Little Dorrit Symbols, Allegory and Motifs

Little Dorrit Symbols, Allegory and Motifs

A small world

In the fictional universe created by Charles Dickens, it seems that everyone knows everyone and that a series of strange coincidences take place one after another. Through this, it is created the illusion that the world is a small place where you can meet at any moment someone you once knew. This motif appears from the beginning of the book and it is maintained until the end. One strange coincidence involves the two characters that appear in the first chapter of the book. Monsieur Rigaud and Cavalleto are two inmates held in a prison in France who meet again after Monsieur Rigaud is released. The strange coincidence is that Rigaud is forced to share a room at an inn with another person and that person is Cavalletto himself. Arthur is another character who experiences a series of strange coincidences. For example, he meets a man while he tries to help Little Dorrit with her debts and it is revealed that Little Dorrri’s friend. Plornish lives on the land owned by that man. Another strange coincidence that strengthens the idea that the world is small is when Arthur goes home to Mr. Corby and then finds that Mr. Corby is actually the father of his ex-fiancé.


At one point, Arthur tells Maggie a fairytale which can be considered as being symbolic. The fairytale Arthur told was about a rich king who lived in a big castle and had a very beautiful daughter. Near the castle lived in a small poor house, a young and tiny woman who kept hidden a shadow in her hut. The story can be interpreted and the characters in the fairytale can be considered as being correspondent to various characters in the novel. The king for example can be Casby and the beautiful daughter Pet while the tiny woman is Little Dorrit. Regarding the shadow hidden by the tiny woman, the shadow can be interpreted as the feelings Little Dorrit hides from the others in her soul.

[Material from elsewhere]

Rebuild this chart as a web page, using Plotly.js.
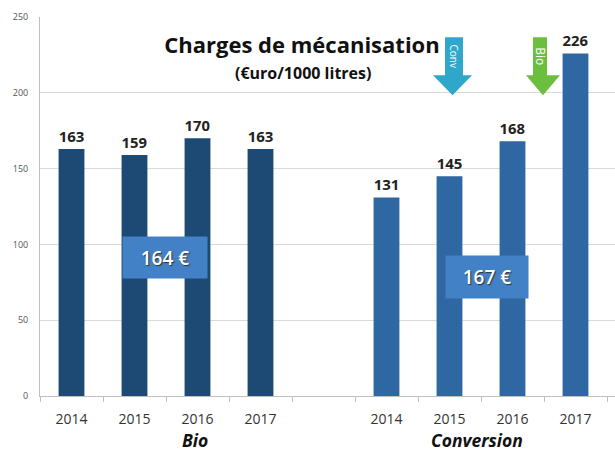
<!DOCTYPE html>
<html>
<head>
<meta charset="utf-8">
<script src="https://cdn.plot.ly/plotly-3.0.1.min.js"></script>
<style>html,body{margin:0;padding:0;background:#fff;}#chart{width:615px;height:452px;}</style>
</head>
<body>
<div id="chart"></div>
<script>
// Data
var categories = ["B2014","B2015","B2016","B2017","gap","C2014","C2015","C2016","C2017"];
var bioCats = ["B2014","B2015","B2016","B2017"];
var convCats = ["C2014","C2015","C2016","C2017"];
var bioValues = [163, 159, 170, 163];
var convValues = [131, 145, 168, 226];
var tickLabels = ["2014","2015","2016","2017","","2014","2015","2016","2017"];
var groupLabels = ["Bio", "Conversion"];
var averageLabels = ["164 €", "167 €"];
var arrowLabels = ["Conv", "Bio"];

var labelFont = {family: "Open Sans, sans-serif", size: 15, color: "#222"};

var traces = [
  {
    type: "bar", x: bioCats, y: bioValues, width: 0.41,
    marker: {color: "#1d4a74"},
    text: bioValues.map(String), texttemplate: "<b>%{text}</b>",
    textposition: "outside", textfont: labelFont, cliponaxis: false,
    hoverinfo: "x+y", showlegend: false
  },
  {
    type: "bar", x: convCats, y: convValues, width: 0.41,
    marker: {color: "#2f67a2"},
    text: convValues.map(String), texttemplate: "<b>%{text}</b>",
    textposition: "outside", textfont: labelFont, cliponaxis: false,
    hoverinfo: "x+y", showlegend: false
  },
  {
    type: "bar", x: ["gap"], y: [null], showlegend: false, hoverinfo: "skip"
  }
];

function arrowPath(x0, x1, hx0, hx1, tip, yTop, yNeck, yTip) {
  return "M" + x0 + "," + yTop + " L" + x1 + "," + yTop + " L" + x1 + "," + yNeck +
         " L" + hx1 + "," + yNeck + " L" + tip + "," + yTip + " L" + hx0 + "," + yNeck +
         " L" + x0 + "," + yNeck + " Z";
}

var layout = {
  width: 615, height: 452,
  margin: {l: 40, r: 0, t: 17, b: 56, pad: 0},
  paper_bgcolor: "#ffffff", plot_bgcolor: "#ffffff",
  bargap: 0.59,
  title: {
    text: "<b>Charges de mécanisation</b>",
    font: {family: "Open Sans, sans-serif", size: 22, color: "#111"},
    x: 302/615, xanchor: "center", xref: "container",
    y: 1 - 45/452, yanchor: "middle", yref: "container"
  },
  xaxis: {
    type: "category", categoryorder: "array", categoryarray: categories,
    tickvals: categories, ticktext: tickLabels,
    range: [-0.5, 8.627],
    tickson: "boundaries", ticks: "outside", ticklen: 5, tickcolor: "#bfbfbf",
    showline: true, linecolor: "#bfbfbf", linewidth: 1,
    showgrid: false, zeroline: false,
    tickfont: {family: "Open Sans, sans-serif", size: 14, color: "#333"},
    ticklabelstandoff: 10,
    fixedrange: true
  },
  yaxis: {
    range: [0, 250], dtick: 50, tick0: 0,
    showgrid: true, gridcolor: "#d9d9d9", gridwidth: 1,
    showline: true, linecolor: "#bfbfbf", linewidth: 1,
    ticks: "", zeroline: false,
    tickfont: {family: "Open Sans, sans-serif", size: 9, color: "#555"},
    ticklabelstandoff: 9,
    fixedrange: true
  },
  shapes: [
    {type: "path", xref: "x", yref: "y", layer: "above",
     path: arrowPath(5.929, 6.214, 5.738, 6.357, 6.048, 236.7, 211.6, 198.4),
     fillcolor: "#2ea7cb", line: {width: 0}},
    {type: "path", xref: "x", yref: "y", layer: "above",
     path: arrowPath(7.325, 7.548, 7.214, 7.754, 7.484, 236.7, 211.6, 198.4),
     fillcolor: "#6cbe3e", line: {width: 0}}
  ],
  annotations: [
    {text: "<b>(€uro/1000 litres)</b>", xref: "paper", yref: "paper",
     x: (303-40)/575, y: (396-73)/379, xanchor: "center", yanchor: "middle",
     showarrow: false, font: {family: "Open Sans, sans-serif", size: 16, color: "#111"}},
    {text: averageLabels[0], xref: "paper", yref: "paper",
     x: (165-40)/575, y: (396-257.5)/379, xanchor: "center", yanchor: "middle",
     showarrow: false, bgcolor: "#4281c6", width: 80, height: 37, borderpad: 2,
     font: {family: "Open Sans, sans-serif", size: 19, color: "#ffffff", weight: 600, shadow: "1px 1px 1px #333"}},
    {text: averageLabels[1], xref: "paper", yref: "paper",
     x: (487-40)/575, y: (396-277)/379, xanchor: "center", yanchor: "middle",
     showarrow: false, bgcolor: "#4281c6", width: 78, height: 38, borderpad: 2,
     font: {family: "Open Sans, sans-serif", size: 19, color: "#ffffff", weight: 600, shadow: "1px 1px 1px #333"}},
    {text: arrowLabels[0], xref: "x", yref: "y", x: 6.07, y: 224,
     xanchor: "center", yanchor: "middle", textangle: 90, showarrow: false,
     font: {family: "Open Sans, sans-serif", size: 10, color: "#ffffff"}},
    {text: arrowLabels[1], xref: "x", yref: "y", x: 7.44, y: 224,
     xanchor: "center", yanchor: "middle", textangle: 90, showarrow: false,
     font: {family: "Open Sans, sans-serif", size: 12, color: "#ffffff"}},
    {text: "<b><i>" + groupLabels[0] + "</i></b>", xref: "paper", yref: "paper",
     x: (195-40)/575, y: (396-440)/379, xanchor: "center", yanchor: "middle",
     showarrow: false, font: {family: "Open Sans, sans-serif", size: 17.5, color: "#111"}},
    {text: "<b><i>" + groupLabels[1] + "</i></b>", xref: "paper", yref: "paper",
     x: (477-40)/575, y: (396-440)/379, xanchor: "center", yanchor: "middle",
     showarrow: false, font: {family: "Open Sans, sans-serif", size: 17.5, color: "#111"}}
  ]
};

Plotly.newPlot("chart", traces, layout, {displayModeBar: false, staticPlot: true});
</script>
</body>
</html>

One of the motifs in the novel is the idea that a character is superior to another character. Almost all characters feel at one point that they are better that the others and because of this, they behave in an arrogant way. One of such character is Fanny who receives an offer of marriage from a wealthy man who even gives her expensive gifts without really knowing if Fanny will return his feelings. Despite her social and financial situation, Fanny rejects him, claiming that she comes from a noble family and that she is too good to marry that man. Her delusional way of thinking pushes her to reject the possibility of having a comfortable life with a man who loves her.

Noble family

From the first chapters of the novel, it becomes clear that the Dorrit family thinks that they are a noble family, too good for those around them. Despite being in prison, Mr. Dorrit expects those who come and see him to bring him various gifts and show respect towards him. This way of thinking that Little Dorrit has is taken by those around him as well. Other prisoners from the debtors’ prison start believing that Mr. Dorrit is indeed an aristocrat and show respect towards him, Fanny thinks that she is too good to marry a man with a high social status and even Little Dorrit starts to think that her family is better than the other. This motif remains present in the novel until the end and it is the reason behind some conflicts that appears between characters.

Fake gentleman

After Mr. Dorrit finds about his fortune, he and his family go to the Alps with the Gowan family. Once they arrive there, a ‘’battle’’ between Mr. Gowan and Mr. Dorrit appears and both men tried to show who is the most aristocrat and gentleman like in behavior. This battle between the two man becomes a motif in the second part of the novel, both Dorrit and Gowan trying to prove that despite not being born in an aristocrat family, they can still behave like real gentlemen.